**Task to complete**
Extract only the first line of the listing and every line after it up to and including the one with "tasa_empleo_es = [68.5, 65.5]". Omit the pictures.

§

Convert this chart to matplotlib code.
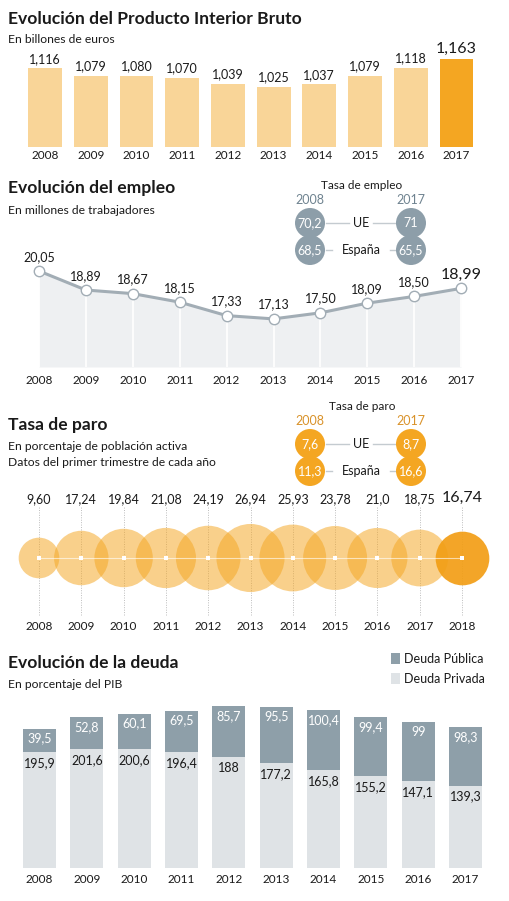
import matplotlib
matplotlib.use("Agg")
import matplotlib.pyplot as plt
from matplotlib.patches import Circle, Rectangle

plt.rcParams['font.family'] = ['Lato', 'DejaVu Sans']

W, H = 510, 901

# --- data ---
years = ['2008', '2009', '2010', '2011', '2012', '2013', '2014', '2015', '2016', '2017']
pib = [1.116, 1.079, 1.080, 1.070, 1.039, 1.025, 1.037, 1.079, 1.118, 1.163]

empleo = [20.05, 18.89, 18.67, 18.15, 17.33, 17.13, 17.50, 18.09, 18.50, 18.99]
tasa_empleo_ue = [70.2, 71]
tasa_empleo_es = [68.5, 65.5]

paro_years = ['2008', '2009', '2010', '2011', '2012', '2013', '2014', '2015', '2016', '2017', '2018']
paro = [9.60, 17.24, 19.84, 21.08, 24.19, 26.94, 25.93, 23.78, 21.0, 18.75, 16.74]
paro_labels = ['9,60', '17,24', '19,84', '21,08', '24,19', '26,94', '25,93', '23,78', '21,0', '18,75', '16,74']
tasa_paro_ue = [7.6, 8.7]
tasa_paro_es = [11.3, 16.6]

deuda_publica = [39.5, 52.8, 60.1, 69.5, 85.7, 95.5, 100.4, 99.4, 99, 98.3]
deuda_privada = [195.9, 201.6, 200.6, 196.4, 188, 177.2, 165.8, 155.2, 147.1, 139.3]

# colours
ORANGE_L = '#f9d598'
ORANGE = '#f4a622'
GREY_LINE = '#a2adb5'
GREY_FILL = '#eef0f2'
GREY_DOT = '#8d9ea9'
PUB = '#8e9fa9'
PRIV = '#dfe3e6'
TXT = '#1a1a1a'


def fmt(v):
    return f"{v:g}".replace('.', ',')


def ax_px(fig, left, top, width, height):
    return fig.add_axes([left / W, 1 - (top + height) / H, width / W, height / H])


fig = plt.figure(figsize=(W / 100, H / 100), dpi=100)

# overlay for titles and insets, in pixel units
ov = fig.add_axes([0, 0, 1, 1], zorder=5)
ov.set_xlim(0, W)
ov.set_ylim(H, 0)
ov.axis('off')
ov.patch.set_alpha(0)


def title(y, t):
    ov.text(8, y, t, fontsize=12.6, fontweight='bold', color=TXT, va='baseline')


def sub(y, t):
    ov.text(8, y, t, fontsize=8.7, color=TXT, va='baseline')


x = list(range(len(years)))

# ---------------- Panel 1: PIB ----------------
title(24, 'Evolución del Producto Interior Bruto')
sub(43, 'En billones de euros')
ax1 = ax_px(fig, 0, 45, W, 102)
step = 45.72
ax1.set_xlim(-45 / step, (W - 45) / step)
ybot1 = 0.729
ax1.set_ylim(ybot1, ybot1 + 102 / 203.0)
cols = [ORANGE_L] * (len(pib) - 1) + [ORANGE]
ax1.bar(x, pib, width=0.74, color=cols, bottom=0)
for i, v in enumerate(pib):
    last = i == len(pib) - 1
    ax1.annotate(f"{v:.3f}".replace('.', ','), (i, v), xytext=(0, 2.5),
                 textcoords='offset points', ha='center', va='bottom',
                 fontsize=11.5 if last else 9, color=TXT, annotation_clip=False)
    ax1.annotate(years[i], (i, ybot1), xytext=(0, -6), textcoords='offset points',
                 ha='center', va='center', fontsize=8.5, color=TXT, annotation_clip=False)
ax1.axis('off')

# ---------------- Panel 2: empleo ----------------
title(193, 'Evolución del empleo')
sub(214, 'En millones de trabajadores')
ax2 = ax_px(fig, 0, 225, W, 142)
step2 = 46.9
ax2.set_xlim(-39 / step2, (W - 39) / step2)
ybot = 20.05 - 96 / 16.4
ax2.set_ylim(ybot, ybot + 142 / 16.4)
ax2.fill_between(x, empleo, ybot, color=GREY_FILL, lw=0)
ax2.vlines(x, ybot, empleo, color='white', lw=1.2)
ax2.plot(x, empleo, color=GREY_LINE, lw=2.2, marker='o', ms=7.5,
         mfc='white', mec=GREY_LINE, mew=1.0, zorder=3)
for i, v in enumerate(empleo):
    last = i == len(empleo) - 1
    ax2.annotate(f"{v:.2f}".replace('.', ','), (i, v), xytext=(0, 6 if not last else 5),
                 textcoords='offset points', ha='center', va='bottom',
                 fontsize=11.5 if last else 9, color=TXT, annotation_clip=False)
    ax2.annotate(years[i], (i, ybot), xytext=(0, -10), textcoords='offset points',
                 ha='center', va='center', fontsize=8.5, color=TXT, annotation_clip=False)
ax2.axis('off')


def inset(ytitle, ttl, row1, row2, col, yearcol):
    ov.text(362, ytitle, ttl, fontsize=8.5, ha='center', va='baseline', color=TXT)
    ov.text(310, ytitle + 15, '2008', fontsize=9, ha='center', va='baseline', color=yearcol)
    ov.text(411, ytitle + 15, '2017', fontsize=9, ha='center', va='baseline', color=yearcol)
    yy = [ytitle + 34, ytitle + 61]
    for (vals, name, yv) in [(row1, 'UE', yy[0]), (row2, 'España', yy[1])]:
        half = 12 if name == 'UE' else 29
        ov.plot([326, 361 - half], [yv, yv], color='#c4cbd0', lw=1, zorder=1)
        ov.plot([361 + half, 396], [yv, yv], color='#c4cbd0', lw=1, zorder=1)
        ov.text(361, yv, name, fontsize=9, ha='center', va='center', color=TXT)
    for (vals, yv) in [(row1, yy[0]), (row2, yy[1])]:
        for xc, v in zip([310, 411], vals):
            ov.add_patch(Circle((xc, yv), 15, color=col, lw=0, zorder=2))
    for (vals, yv) in [(row1, yy[0]), (row2, yy[1])]:
        for xc, v in zip([310, 411], vals):
            ov.text(xc, yv, fmt(v), fontsize=9, ha='center', va='center', color='white', zorder=3)


inset(189, 'Tasa de empleo', tasa_empleo_ue, tasa_empleo_es, GREY_DOT, '#6f8390')

# ---------------- Panel 3: paro ----------------
title(430, 'Tasa de paro')
sub(450, 'En porcentaje de población activa')
sub(466, 'Datos del primer trimestre de cada año')
inset(410, 'Tasa de paro', tasa_paro_ue, tasa_paro_es, ORANGE, '#d9922a')

ax3 = ax_px(fig, 0, 480, W, 160)
step3 = 42.3
xp = list(range(len(paro)))
ax3.set_xlim(-39 / step3, (W - 39) / step3)
ax3.set_ylim(-(640 - 558), 558 - 480)
ax3.vlines(xp, -57, 51, color='#bdbdbd', lw=0.7, linestyles=(0, (1, 1.5)), zorder=0)
sizes = [89.2 * v for v in paro]
ax3.scatter(xp[:-1], [0] * (len(paro) - 1), s=sizes[:-1], color=ORANGE, alpha=0.52, lw=0, zorder=1)
ax3.scatter(xp[-1:], [0], s=sizes[-1:], color='#f29e15', alpha=0.92, lw=0, zorder=1)
ax3.plot([xp[0], xp[-1]], [0, 0], color='white', lw=0.8, alpha=0.6, zorder=2)
ax3.scatter(xp, [0] * len(paro), s=9, marker='s', color='white', lw=0, zorder=3)
for i, lab in enumerate(paro_labels):
    last = i == len(paro) - 1
    ax3.text(i, 59 if not last else 60, lab, ha='center', va='center',
             fontsize=11.5 if last else 9, color=TXT)
    ax3.text(i, -68, paro_years[i], ha='center', va='center', fontsize=8.5, color=TXT)
ax3.axis('off')

# ---------------- Panel 4: deuda ----------------
title(668, 'Evolución de la deuda')
sub(688, 'En porcentaje del PIB')
ov.add_patch(Rectangle((391, 653), 9, 11, color=PUB, lw=0))
ov.add_patch(Rectangle((391, 673), 9, 11, color=PRIV, lw=0))
ov.text(404, 663, 'Deuda Pública', fontsize=9, va='baseline', color=TXT)
ov.text(404, 683, 'Deuda Privada', fontsize=9, va='baseline', color=TXT)

ax4 = ax_px(fig, 0, 692, W, 176)
step4 = 47.33
ax4.set_xlim(-39.5 / step4, (W - 39.5) / step4)
ax4.set_ylim(0, 176 / 0.592)
ax4.bar(x, deuda_privada, width=0.70, color=PRIV, lw=0)
ax4.bar(x, deuda_publica, bottom=deuda_privada, width=0.70, color=PUB, lw=0)
for i in x:
    top = deuda_privada[i] + deuda_publica[i]
    ax4.annotate(fmt(deuda_publica[i]), (i, top), xytext=(0, -7), textcoords='offset points',
                 ha='center', va='center', fontsize=9, color='white')
    ax4.annotate(fmt(deuda_privada[i]), (i, deuda_privada[i]), xytext=(0, -8), textcoords='offset points',
                 ha='center', va='center', fontsize=9, color=TXT)
    ax4.annotate(years[i], (i, 0), xytext=(0, -8), textcoords='offset points',
                 ha='center', va='center', fontsize=8.5, color=TXT, annotation_clip=False)
ax4.axis('off')

fig.savefig('out.png', dpi=100)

§

**Reply**
Convert this chart to matplotlib code.
import matplotlib
matplotlib.use("Agg")
import matplotlib.pyplot as plt
from matplotlib.patches import Circle, Rectangle

plt.rcParams['font.family'] = ['Lato', 'DejaVu Sans']

W, H = 510, 901

# --- data ---
years = ['2008', '2009', '2010', '2011', '2012', '2013', '2014', '2015', '2016', '2017']
pib = [1.116, 1.079, 1.080, 1.070, 1.039, 1.025, 1.037, 1.079, 1.118, 1.163]

empleo = [20.05, 18.89, 18.67, 18.15, 17.33, 17.13, 17.50, 18.09, 18.50, 18.99]
tasa_empleo_ue = [70.2, 71]
tasa_empleo_es = [68.5, 65.5]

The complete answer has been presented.